→ **Do this**
Transcribe the records that follow. Keep every word exactly, and drop the pictures.

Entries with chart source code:
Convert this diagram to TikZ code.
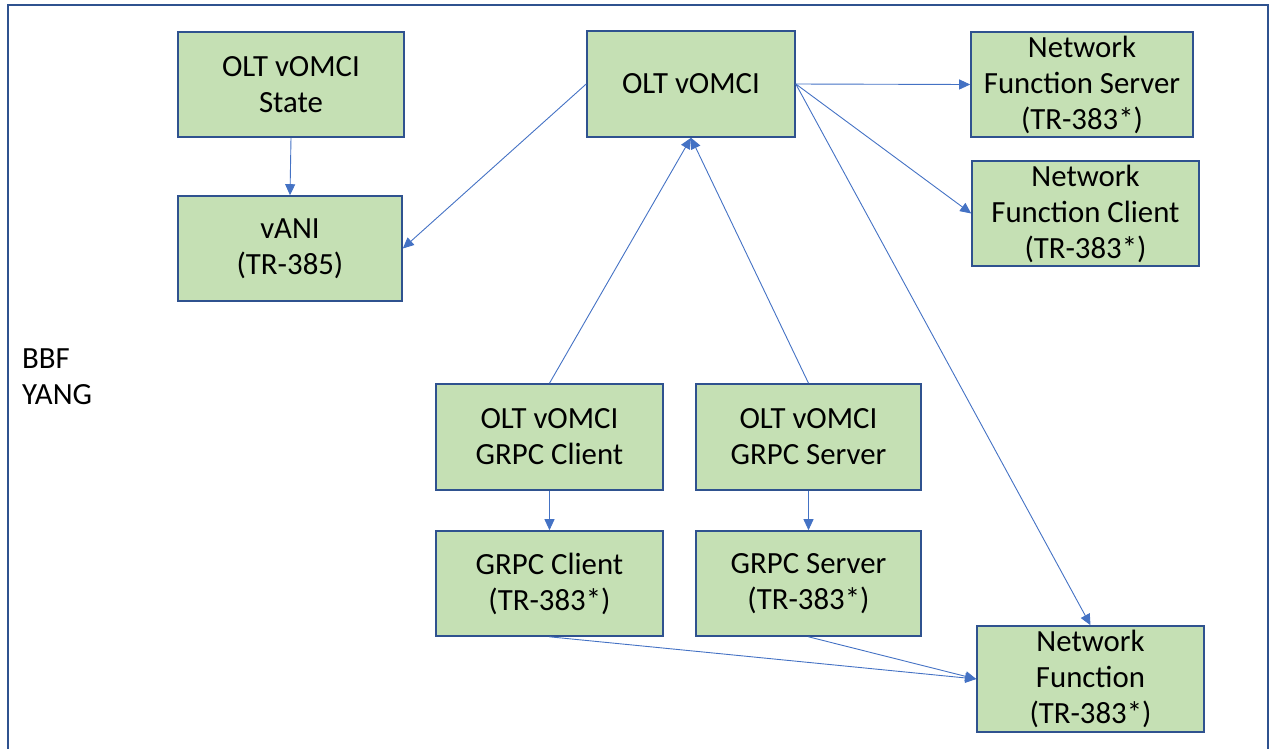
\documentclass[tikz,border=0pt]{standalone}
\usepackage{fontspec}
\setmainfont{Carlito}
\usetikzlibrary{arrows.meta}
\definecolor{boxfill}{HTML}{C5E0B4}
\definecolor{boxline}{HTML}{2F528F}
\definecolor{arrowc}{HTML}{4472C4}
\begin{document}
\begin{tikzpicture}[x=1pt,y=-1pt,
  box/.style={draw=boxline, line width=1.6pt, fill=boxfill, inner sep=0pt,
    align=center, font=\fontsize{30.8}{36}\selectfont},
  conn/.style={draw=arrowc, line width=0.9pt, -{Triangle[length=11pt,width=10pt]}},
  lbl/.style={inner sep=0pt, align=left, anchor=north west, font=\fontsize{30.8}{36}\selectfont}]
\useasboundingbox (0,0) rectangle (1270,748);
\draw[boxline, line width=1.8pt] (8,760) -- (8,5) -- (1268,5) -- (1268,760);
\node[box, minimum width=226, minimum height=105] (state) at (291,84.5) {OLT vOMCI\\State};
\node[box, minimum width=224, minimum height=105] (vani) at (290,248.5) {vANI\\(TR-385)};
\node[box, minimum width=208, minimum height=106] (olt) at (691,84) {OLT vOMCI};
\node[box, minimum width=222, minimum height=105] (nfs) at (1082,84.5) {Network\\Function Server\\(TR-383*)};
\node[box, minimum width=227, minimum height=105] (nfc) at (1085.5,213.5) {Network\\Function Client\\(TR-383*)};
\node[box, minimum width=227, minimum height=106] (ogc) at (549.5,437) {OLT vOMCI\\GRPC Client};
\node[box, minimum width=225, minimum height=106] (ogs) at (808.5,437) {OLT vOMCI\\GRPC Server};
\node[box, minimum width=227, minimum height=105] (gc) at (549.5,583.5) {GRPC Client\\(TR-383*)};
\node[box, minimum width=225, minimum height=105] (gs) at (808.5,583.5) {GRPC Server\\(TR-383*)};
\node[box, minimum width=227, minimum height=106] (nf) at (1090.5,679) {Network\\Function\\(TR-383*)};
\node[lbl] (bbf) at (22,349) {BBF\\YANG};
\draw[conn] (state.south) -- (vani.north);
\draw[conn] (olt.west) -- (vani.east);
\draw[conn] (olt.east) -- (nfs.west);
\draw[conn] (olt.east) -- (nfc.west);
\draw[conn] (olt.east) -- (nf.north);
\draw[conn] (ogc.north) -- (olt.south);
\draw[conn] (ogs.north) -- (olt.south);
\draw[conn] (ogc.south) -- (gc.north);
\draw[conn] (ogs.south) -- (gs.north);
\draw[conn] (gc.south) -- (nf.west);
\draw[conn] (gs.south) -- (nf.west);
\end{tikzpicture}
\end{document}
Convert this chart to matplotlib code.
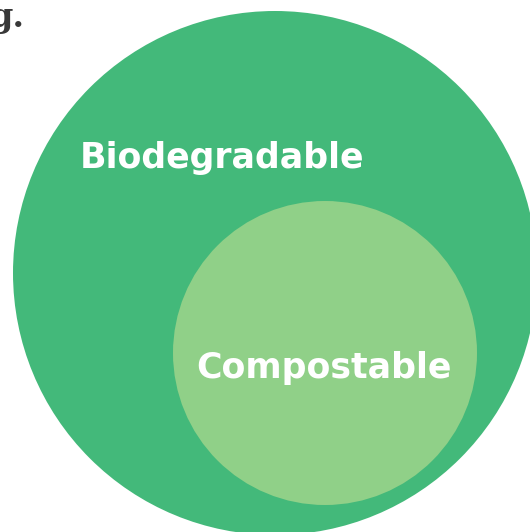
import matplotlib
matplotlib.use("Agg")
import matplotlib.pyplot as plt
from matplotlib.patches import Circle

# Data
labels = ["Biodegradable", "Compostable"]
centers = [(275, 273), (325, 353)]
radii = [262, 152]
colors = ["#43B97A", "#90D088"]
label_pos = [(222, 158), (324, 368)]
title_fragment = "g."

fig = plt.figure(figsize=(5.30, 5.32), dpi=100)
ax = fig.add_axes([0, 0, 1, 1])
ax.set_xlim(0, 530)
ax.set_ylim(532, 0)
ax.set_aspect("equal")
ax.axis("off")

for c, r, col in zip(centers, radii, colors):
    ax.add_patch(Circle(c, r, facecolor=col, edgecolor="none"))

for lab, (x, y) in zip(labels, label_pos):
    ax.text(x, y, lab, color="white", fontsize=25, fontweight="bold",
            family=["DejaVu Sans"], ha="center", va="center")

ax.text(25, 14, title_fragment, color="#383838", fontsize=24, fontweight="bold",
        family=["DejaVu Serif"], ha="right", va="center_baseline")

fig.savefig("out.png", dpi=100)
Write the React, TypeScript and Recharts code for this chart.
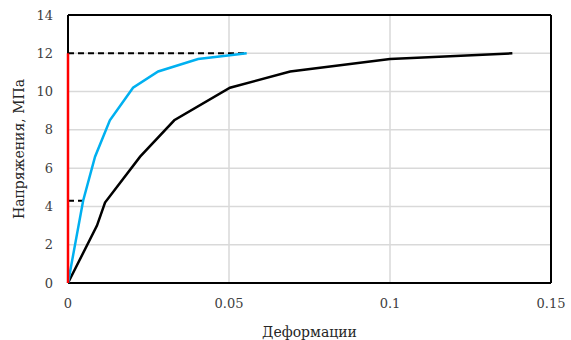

→ **Answer to this task**
Convert this diagram to TikZ code.
\documentclass[tikz,border=0pt]{standalone}
\usepackage{fontspec}
\setmainfont{Carlito}
\usetikzlibrary{arrows.meta}
\definecolor{boxfill}{HTML}{C5E0B4}
\definecolor{boxline}{HTML}{2F528F}
\definecolor{arrowc}{HTML}{4472C4}
\begin{document}
\begin{tikzpicture}[x=1pt,y=-1pt,
  box/.style={draw=boxline, line width=1.6pt, fill=boxfill, inner sep=0pt,
    align=center, font=\fontsize{30.8}{36}\selectfont},
  conn/.style={draw=arrowc, line width=0.9pt, -{Triangle[length=11pt,width=10pt]}},
  lbl/.style={inner sep=0pt, align=left, anchor=north west, font=\fontsize{30.8}{36}\selectfont}]
\useasboundingbox (0,0) rectangle (1270,748);
\draw[boxline, line width=1.8pt] (8,760) -- (8,5) -- (1268,5) -- (1268,760);
\node[box, minimum width=226, minimum height=105] (state) at (291,84.5) {OLT vOMCI\\State};
\node[box, minimum width=224, minimum height=105] (vani) at (290,248.5) {vANI\\(TR-385)};
\node[box, minimum width=208, minimum height=106] (olt) at (691,84) {OLT vOMCI};
\node[box, minimum width=222, minimum height=105] (nfs) at (1082,84.5) {Network\\Function Server\\(TR-383*)};
\node[box, minimum width=227, minimum height=105] (nfc) at (1085.5,213.5) {Network\\Function Client\\(TR-383*)};
\node[box, minimum width=227, minimum height=106] (ogc) at (549.5,437) {OLT vOMCI\\GRPC Client};
\node[box, minimum width=225, minimum height=106] (ogs) at (808.5,437) {OLT vOMCI\\GRPC Server};
\node[box, minimum width=227, minimum height=105] (gc) at (549.5,583.5) {GRPC Client\\(TR-383*)};
\node[box, minimum width=225, minimum height=105] (gs) at (808.5,583.5) {GRPC Server\\(TR-383*)};
\node[box, minimum width=227, minimum height=106] (nf) at (1090.5,679) {Network\\Function\\(TR-383*)};
\node[lbl] (bbf) at (22,349) {BBF\\YANG};
\draw[conn] (state.south) -- (vani.north);
\draw[conn] (olt.west) -- (vani.east);
\draw[conn] (olt.east) -- (nfs.west);
\draw[conn] (olt.east) -- (nfc.west);
\draw[conn] (olt.east) -- (nf.north);
\draw[conn] (ogc.north) -- (olt.south);
\draw[conn] (ogs.north) -- (olt.south);
\draw[conn] (ogc.south) -- (gc.north);
\draw[conn] (ogs.south) -- (gs.north);
\draw[conn] (gc.south) -- (nf.west);
\draw[conn] (gs.south) -- (nf.west);
\end{tikzpicture}
\end{document}
Convert this chart to matplotlib code.
import matplotlib
matplotlib.use("Agg")
import matplotlib.pyplot as plt
from matplotlib.patches import Circle

# Data
labels = ["Biodegradable", "Compostable"]
centers = [(275, 273), (325, 353)]
radii = [262, 152]
colors = ["#43B97A", "#90D088"]
label_pos = [(222, 158), (324, 368)]
title_fragment = "g."

fig = plt.figure(figsize=(5.30, 5.32), dpi=100)
ax = fig.add_axes([0, 0, 1, 1])
ax.set_xlim(0, 530)
ax.set_ylim(532, 0)
ax.set_aspect("equal")
ax.axis("off")

for c, r, col in zip(centers, radii, colors):
    ax.add_patch(Circle(c, r, facecolor=col, edgecolor="none"))

for lab, (x, y) in zip(labels, label_pos):
    ax.text(x, y, lab, color="white", fontsize=25, fontweight="bold",
            family=["DejaVu Sans"], ha="center", va="center")

ax.text(25, 14, title_fragment, color="#383838", fontsize=24, fontweight="bold",
        family=["DejaVu Serif"], ha="right", va="center_baseline")

fig.savefig("out.png", dpi=100)
Write the React, TypeScript and Recharts code for this chart.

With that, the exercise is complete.